Extracting fossil fuels is a lucrative business. Last year, ExxonMobil made $32.5 billion in profits. But, arguably, it’s a business built on shaky foundations. If we were to account for the full cost of fossil fuels to the environment, it might completely wipe out the industry’s profitability.
That’s the conclusion of a new analysis from the University of Cambridge that tallies up the social cost of producing oil, gas and coal products. Across 20 leading companies, it finds “hidden economic costs”–that is, costs that aren’t currently paid–of $755 billion in 2008, and $883 billion in 2012. Which is several times what the companies reported in earned income in those years.
“The 20 companies as a group are highly profitable, with after‐tax profits of about 8.2 % of revenues in 2008 and 8.6 % in 2012. However this does not take account of the hidden economic cost to society that is caused when their products are burned and CO2 is emitted to the atmosphere,” says the paper by Chris Hope, Paul Gilding, and Jimena Alvarez.
The researchers studied the accounts of major oil and gas groups like BP, Shell, Statoil, and Petrobras as well as several coal producers like Peabody and Coal India. The calculations are based on a U.S. Environmental Protection Agency model that says each ton of CO2 costs society $105 (in 2008 dollars). That’s higher than the working EPA figure of $37 per ton, but below what some other researchers have calculated it should be. The analysis doesn’t include some major state-owned producers such as Saudi Aramco, which don’t publish open public accounts.
Most of the oil and gas companies have hidden costs of $1.5 to $3 for every dollar is post-tax profit, while costs of the coal companies range mostly from about $40 to $100 for every dollar in profit, the paper says.
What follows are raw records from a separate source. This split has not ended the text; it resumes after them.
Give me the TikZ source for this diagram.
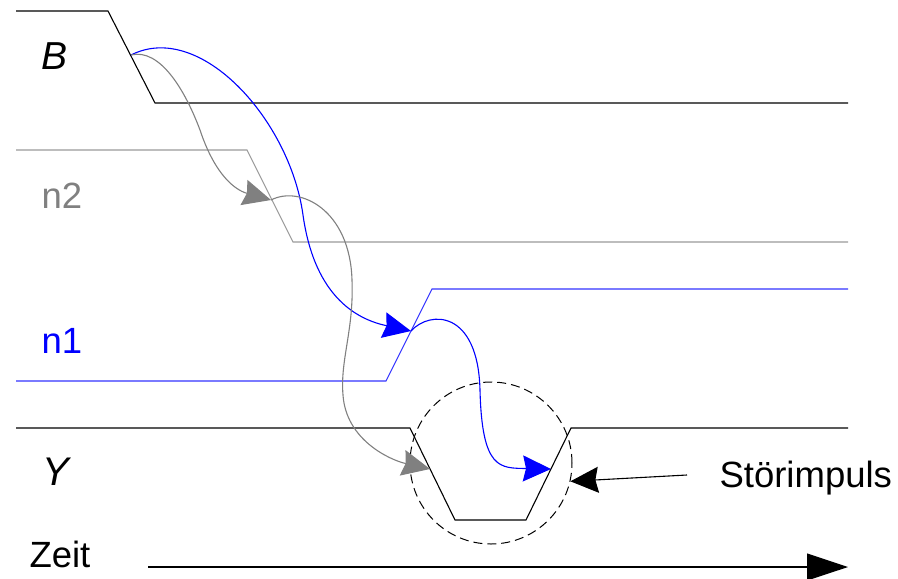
\documentclass[tikz,border=0pt]{standalone}
\usepackage{fontspec}
\setsansfont{Liberation Sans}
\usetikzlibrary{arrows.meta}
\tikzset{lab/.style={inner sep=0,anchor=base west},
  bigtip/.style={-{Stealth[inset=3pt,length=28pt,width=26pt]}}}
\begin{document}
\begin{tikzpicture}[font=\sffamily\fontsize{36.5}{40}\selectfont,x=1pt,y=-1pt,line width=1.1pt]
\useasboundingbox (0,0) rectangle (898,579);
% signals
\draw (16,11)--(108,11)--(155,103)--(848,103);
\draw[gray!80] (16,150)--(247,150)--(293,242)--(848,242);
\draw[blue!80] (16,381)--(386,381)--(432,289)--(848,289);
\draw (16,428)--(410,428)--(455,520)--(526,520)--(571,428)--(848,428);
\foreach \nm/\x/\y/\txt/\col in {B/41/69/{\fontsize{39}{40}\selectfont\textit{B}}/black,n2/41/208/n2/gray,n1/41/353/n1/blue,Y/42/485/{\fontsize{40}{40}\selectfont\textit{Y}}/black,zeit/29/567/Zeit/black,stoer/719/487/Störimpuls/black}{\node[lab,text=\col] (l\nm) at (\x,\y){\txt};}
\node[circle,draw,dash pattern=on 9pt off 5pt,line width=1pt,minimum size=162pt,inner sep=0] (spike) at (491,463){};
\coordinate (bB) at (131,55);\coordinate (n2e) at (271,200);\coordinate (n1e) at (411,331);
\coordinate (yf) at (430,469);\coordinate (yr) at (551,469);
\coordinate (st) at (687,475);\coordinate (t0) at (148,567);\coordinate (t1) at (848,567);
% causes
\draw[blue,bigtip] (bB) .. controls (200,20) and (290,120) .. (303,215) .. controls (315,300) and (360,320) .. (n1e);
\draw[blue,bigtip] (n1e) .. controls (430,310) and (478,310) .. (480,390) .. controls (482,470) and (500,468) .. (yr);
\draw[gray,bigtip] (bB) .. controls (160,48) and (185,90) .. (200,130) .. controls (215,175) and (235,190) .. (n2e);
\draw[gray,bigtip] (n2e) .. controls (300,185) and (350,210) .. (352,280) .. controls (354,330) and (340,360) .. (343,395) .. controls (346,440) and (390,460) .. (yf);
\draw[bigtip] (st)--(spike.-13.5);
\draw[-{Triangle[length=41pt,width=27pt]}] (t0)--(t1);
\end{tikzpicture}
\end{document}
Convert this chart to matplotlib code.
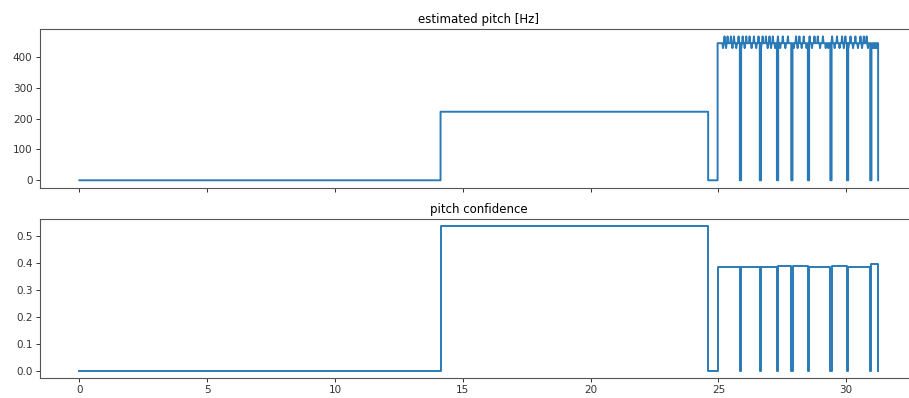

The coal companies are also the most “unprofitable” with economic costs ranging from two to nine times annual revenues (let alone their profits).
The point of the paper is to warn investors that they face risks if society ever wants to account for its losses (which doesn’t look likely at the moment, but still). “These results will be a useful starting point for investors seeking to manage their exposure to climate change risk, and for policy makers interested in fossil fuel companies’ net contribution to society,” the authors say.